--- begin ---

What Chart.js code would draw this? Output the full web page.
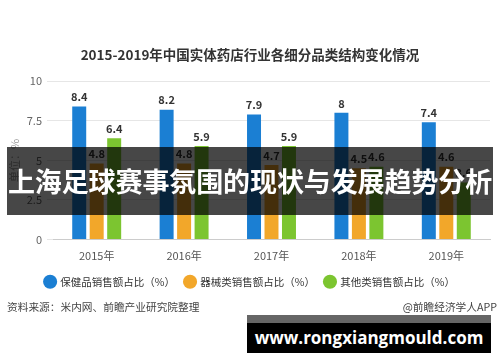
<!DOCTYPE html>
<html><head><meta charset="utf-8">
<script src="https://cdn.jsdelivr.net/npm/chart.js@4/dist/chart.umd.min.js"></script>
<style>
html,body{margin:0;padding:0;background:#fff;}
#wrap{position:relative;width:500px;height:362px;overflow:hidden;font-family:'Noto Sans CJK SC',sans-serif;}
#c{position:absolute;left:0;top:0;}
.src{position:absolute;top:299px;font-size:10.7px;color:#444;white-space:nowrap;}
#banner{position:absolute;left:7px;top:147px;width:486px;height:68px;background:rgba(0,0,0,0.72);color:#fff;font-weight:bold;font-size:27px;line-height:68px;text-align:center;white-space:nowrap;letter-spacing:-0.1px;}
#band{position:absolute;left:247px;top:315px;width:244px;height:8px;background:#666;}
#site{position:absolute;left:247px;top:323px;width:244px;height:30px;background:#000;color:#fff;font-family:'Open Sans','DejaVu Sans',sans-serif;font-weight:bold;font-size:17px;line-height:30px;text-align:center;white-space:nowrap;}
</style></head>
<body>
<div id="wrap">
<canvas id="c" width="500" height="362"></canvas>
<div class="src" style="left:7px;">资料来源：米内网、前瞻产业研究院整理</div>
<div class="src" style="right:3px;">@前瞻经济学人APP</div>
<div id="banner">上海足球赛事氛围的现状与发展趋势分析</div>
<div id="band"></div>
<div id="site">www.rongxiangmould.com</div>
</div>
<script>
const categories = ['2015年','2016年','2017年','2018年','2019年'];
const healthValues = [8.4, 8.2, 7.9, 8, 7.4];
const deviceValues = [4.8, 4.8, 4.7, 4.5, 4.6];
const otherValues = [6.4, 5.9, 5.9, 4.6, 3.6];
const seriesNames = ['保健品销售额占比（%）','器械类销售额占比（%）','其他类销售额占比（%）'];
const yTicks = [0, 2.5, 5, 7.5, 10];
const chartTitle = '2015-2019年中国实体药店行业各细分品类结构变化情况';
const yTitle = '单位：%';

const FONT = "'Noto Sans CJK SC', sans-serif";

const valueLabels = {
  id: 'valueLabels',
  afterDatasetsDraw(chart) {
    const ctx = chart.ctx;
    ctx.save();
    ctx.font = 'bold 11px ' + FONT;
    ctx.fillStyle = '#333';
    ctx.textAlign = 'center';
    ctx.textBaseline = 'bottom';
    chart.data.datasets.forEach((ds, i) => {
      chart.getDatasetMeta(i).data.forEach((bar, j) => {
        ctx.fillText(String(ds.data[j]), bar.x, bar.y - 4);
      });
    });
    ctx.restore();
  }
};

new Chart(document.getElementById('c'), {
  type: 'bar',
  data: {
    labels: categories,
    datasets: [
      {label: seriesNames[0], data: healthValues, backgroundColor: '#1b7fd3'},
      {label: seriesNames[1], data: deviceValues, backgroundColor: '#f2a72a'},
      {label: seriesNames[2], data: otherValues, backgroundColor: '#7cc530'}
    ]
  },
  options: {
    responsive: false,
    animation: false,
    layout: {padding: {top: 47, left: 10, right: 10, bottom: 65}},
    datasets: {bar: {categoryPercentage: 0.6, barPercentage: 0.8}},
    plugins: {
      title: {display: true, text: chartTitle, color: '#333', font: {family: FONT, size: 13.5, weight: 'bold'}, padding: {top: 0, bottom: 18}},
      legend: {
        position: 'bottom',
        labels: {usePointStyle: true, pointStyle: 'circle', boxWidth: 10, boxHeight: 10, padding: 10, color: '#333', font: {family: FONT, size: 10.5}}
      },
      tooltip: {enabled: false}
    },
    scales: {
      x: {
        grid: {display: false},
        border: {color: '#ccc'},
        afterFit(scale) { scale.height = 27; },
        ticks: {color: '#555', font: {family: FONT, size: 11}, padding: 2}
      },
      y: {
        min: 0, max: 10,
        afterBuildTicks(scale) { scale.ticks = yTicks.map(v => ({value: v})); },
        afterFit(scale) { scale.width = 43; },
        grid: {color: '#e6e6e6', tickLength: 6},
        border: {display: false},
        ticks: {color: '#666', font: {family: FONT, size: 11}, padding: 5},
        title: {display: true, text: yTitle, color: '#999', font: {family: FONT, size: 11}, padding: {top: -2, bottom: 0}}
      }
    }
  },
  plugins: [valueLabels]
});
</script>
</body></html>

--- end ---

- [Directive]: All of the material above is to be copied exactly, except for its images.

- [Task answer]:
What Chart.js code would draw this? Output the full web page.
<!DOCTYPE html>
<html><head><meta charset="utf-8">
<script src="https://cdn.jsdelivr.net/npm/chart.js@4/dist/chart.umd.min.js"></script>
<style>
html,body{margin:0;padding:0;background:#fff;}
#wrap{position:relative;width:500px;height:362px;overflow:hidden;font-family:'Noto Sans CJK SC',sans-serif;}
#c{position:absolute;left:0;top:0;}
.src{position:absolute;top:299px;font-size:10.7px;color:#444;white-space:nowrap;}
#banner{position:absolute;left:7px;top:147px;width:486px;height:68px;background:rgba(0,0,0,0.72);color:#fff;font-weight:bold;font-size:27px;line-height:68px;text-align:center;white-space:nowrap;letter-spacing:-0.1px;}
#band{position:absolute;left:247px;top:315px;width:244px;height:8px;background:#666;}
#site{position:absolute;left:247px;top:323px;width:244px;height:30px;background:#000;color:#fff;font-family:'Open Sans','DejaVu Sans',sans-serif;font-weight:bold;font-size:17px;line-height:30px;text-align:center;white-space:nowrap;}
</style></head>
<body>
<div id="wrap">
<canvas id="c" width="500" height="362"></canvas>
<div class="src" style="left:7px;">资料来源：米内网、前瞻产业研究院整理</div>
<div class="src" style="right:3px;">@前瞻经济学人APP</div>
<div id="banner">上海足球赛事氛围的现状与发展趋势分析</div>
<div id="band"></div>
<div id="site">www.rongxiangmould.com</div>
</div>
<script>
const categories = ['2015年','2016年','2017年','2018年','2019年'];
const healthValues = [8.4, 8.2, 7.9, 8, 7.4];
const deviceValues = [4.8, 4.8, 4.7, 4.5, 4.6];
const otherValues = [6.4, 5.9, 5.9, 4.6, 3.6];
const seriesNames = ['保健品销售额占比（%）','器械类销售额占比（%）','其他类销售额占比（%）'];
const yTicks = [0, 2.5, 5, 7.5, 10];
const chartTitle = '2015-2019年中国实体药店行业各细分品类结构变化情况';
const yTitle = '单位：%';

const FONT = "'Noto Sans CJK SC', sans-serif";

const valueLabels = {
  id: 'valueLabels',
  afterDatasetsDraw(chart) {
    const ctx = chart.ctx;
    ctx.save();
    ctx.font = 'bold 11px ' + FONT;
    ctx.fillStyle = '#333';
    ctx.textAlign = 'center';
    ctx.textBaseline = 'bottom';
    chart.data.datasets.forEach((ds, i) => {
      chart.getDatasetMeta(i).data.forEach((bar, j) => {
        ctx.fillText(String(ds.data[j]), bar.x, bar.y - 4);
      });
    });
    ctx.restore();
  }
};

new Chart(document.getElementById('c'), {
  type: 'bar',
  data: {
    labels: categories,
    datasets: [
      {label: seriesNames[0], data: healthValues, backgroundColor: '#1b7fd3'},
      {label: seriesNames[1], data: deviceValues, backgroundColor: '#f2a72a'},
      {label: seriesNames[2], data: otherValues, backgroundColor: '#7cc530'}
    ]
  },
  options: {
    responsive: false,
    animation: false,
    layout: {padding: {top: 47, left: 10, right: 10, bottom: 65}},
    datasets: {bar: {categoryPercentage: 0.6, barPercentage: 0.8}},
    plugins: {
      title: {display: true, text: chartTitle, color: '#333', font: {family: FONT, size: 13.5, weight: 'bold'}, padding: {top: 0, bottom: 18}},
      legend: {
        position: 'bottom',
        labels: {usePointStyle: true, pointStyle: 'circle', boxWidth: 10, boxHeight: 10, padding: 10, color: '#333', font: {family: FONT, size: 10.5}}
      },
      tooltip: {enabled: false}
    },
    scales: {
      x: {
        grid: {display: false},
        border: {color: '#ccc'},
        afterFit(scale) { scale.height = 27; },
        ticks: {color: '#555', font: {family: FONT, size: 11}, padding: 2}
      },
      y: {
        min: 0, max: 10,
        afterBuildTicks(scale) { scale.ticks = yTicks.map(v => ({value: v})); },
        afterFit(scale) { scale.width = 43; },
        grid: {color: '#e6e6e6', tickLength: 6},
        border: {display: false},
        ticks: {color: '#666', font: {family: FONT, size: 11}, padding: 5},
        title: {display: true, text: yTitle, color: '#999', font: {family: FONT, size: 11}, padding: {top: -2, bottom: 0}}
      }
    }
  },
  plugins: [valueLabels]
});
</script>
</body></html>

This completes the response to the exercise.